Ich stelle mir vor, Dietrich Bonhoeffer hätte Steuern hinterzogen. - - -
"Ja und?" werden Sie jetzt wohl fragen. Soll das an meinem moralischen Urteil etwas über ihn ändern? Er hätte die Steuern doch einem Unrechtsregime hinterzogen. Eben.
Weil er aber an andere hohe moralische Ansprüche gestellt hat, hat er sich durchaus Gedanken gemacht, ob er nicht bei seinem Widerstandskampf große Fehler macht. Er ist zum Schluss gekommen, dass er mit diesem Kampf Schuld auf sich lädt, aber dass seine Schuld noch größer wäre, wenn er ihn unterließe.
Gegenüber dem Kant'schen kategorischen Imperativ hat er sich damit gerechtfertigt, dass Wahrheit sagen im moralischen Sinne nicht bedeute, Aussagen zu machen, deren Inhalt mit der Realität übereinstimmt, sondern Aussagen, die den menschlichen Verhältnissen gerecht werden. (Präziser formuliert findet es sich in Bonhoeffers Aufsatz.)
Was hat das mit Steuerhinterziehern von heute zu tun?
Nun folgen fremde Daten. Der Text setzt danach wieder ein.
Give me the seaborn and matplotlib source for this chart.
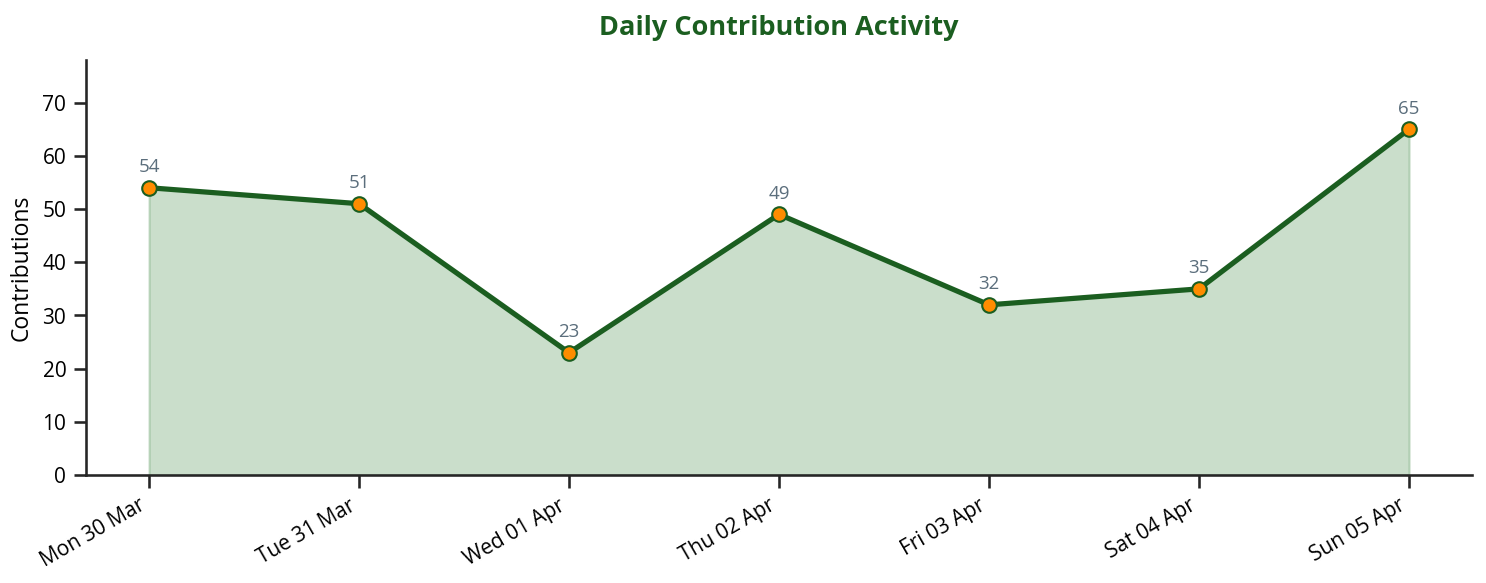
import pandas as pd
import matplotlib.pyplot as plt
import seaborn as sns

days = ['Mon 30 Mar', 'Tue 31 Mar', 'Wed 01 Apr', 'Thu 02 Apr',
        'Fri 03 Apr', 'Sat 04 Apr', 'Sun 05 Apr']
contributions = [54, 51, 23, 49, 32, 35, 65]

sns.set_theme(style='ticks')
plt.rcParams['font.family'] = ['Open Sans', 'DejaVu Sans']

df = pd.DataFrame({'pos': range(len(days)), 'Contributions': contributions})

fig, ax = plt.subplots(figsize=(9.907, 3.887), dpi=150)
fig.subplots_adjust(left=0.0579, right=0.9906, bottom=0.185, top=0.897)

ax.fill_between(df['pos'], df['Contributions'], color='#2e7d32',
                alpha=0.25, linewidth=1)
sns.lineplot(data=df, x='pos', y='Contributions', ax=ax, color='#1b5e20',
             linewidth=2.5, marker='o', markersize=7,
             markerfacecolor='#ff8c00', markeredgecolor='#1b5e20',
             markeredgewidth=1)

for x, y in zip(df['pos'], df['Contributions']):
    ax.annotate(str(y), (x, y), textcoords='offset points', xytext=(0, 5.5),
                ha='center', va='bottom', fontsize=9, color='#5b6e7c')

ax.set_xticks(df['pos'])
ax.set_xticklabels(days, rotation=30, ha='right', fontsize=10, color='black')
ax.tick_params(axis='y', labelsize=10, labelcolor='black')
ax.set_xlim(-0.3, 6.3)
ax.set_ylim(0, max(contributions) * 1.2)
ax.set_xlabel('')
ax.set_ylabel('Contributions', fontsize=11, color='black')
ax.set_title('Daily Contribution Activity', fontsize=13, fontweight='bold',
             color='#1b5e20', pad=12)
sns.despine(ax=ax)

fig.savefig('out.png')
Wenn Steuerhinterzieher aufgrund einer Selbstanzeige straffrei ausgehen, aber trotzdem dem Hohn und der Verachtung der Menge preisgegeben werden, dann passiert ihnen nichts Schlimmeres, als es den Widerstandskämpfern des 20. Juli geschah: Öffentliche Herabsetzung, Verfolgung der Familienangehörigen, Entfernung ihrer Kinder aus der Familie und Verbringung in nationalsozialistische "Obhut".
All das kam zu der erwartenden Todesstrafe hinzu. Doch sie hatten ein gutes Gewissen angesichts der Güterabwägung. Ihnen konnte das moralische Urteil der Menge, ihr guter Ruf, - vergleichsweise - gleichgültig sein, vor ihrem Gewissen konnten sie bestehen.
Bei den heutigen prominenten Steuerhinterziehern sieht es anders aus.
Was nützen mir alle Erfolge meines Vereins, wenn mir mein guter Ruf doch wichtiger ist als die?
Deshalb fühle ich mit den Steuerhinterziehern mit: Wenn fast alle aus meinen Kreisen es machen und fast alle straffrei ausgehen, warum gerade ich? Und noch dazu gerade dann, wenn ich mit der Angst vor dem Entdecktwerden endlich Schluss machen wollte?
Ja, es ist ungerecht.
Aber der Stachel im Fleisch ist, dass man selbst gerecht behandelt wird und nur die anderen bevorzugt.
Insofern war ein Widerstandskämpfer besser dran, auch wenn er gefoltert wurde und seine Familienangehörigen einem ungewissen Schicksal ausgesetzt sah. Er konnte sich für schuldig im Sinne der Anklage erklären und doch für moralisch gerechtfertigt.
Ja, was soll das alles?
Es soll rechtfertigen, dass ich mit den Steuerhinterziehern, die jetzt am Pranger stehen, Mitleid empfinde.
Man wird nicht erwarten, dass ich sie - wie die Widerstandskämpfer - auch noch bewundere.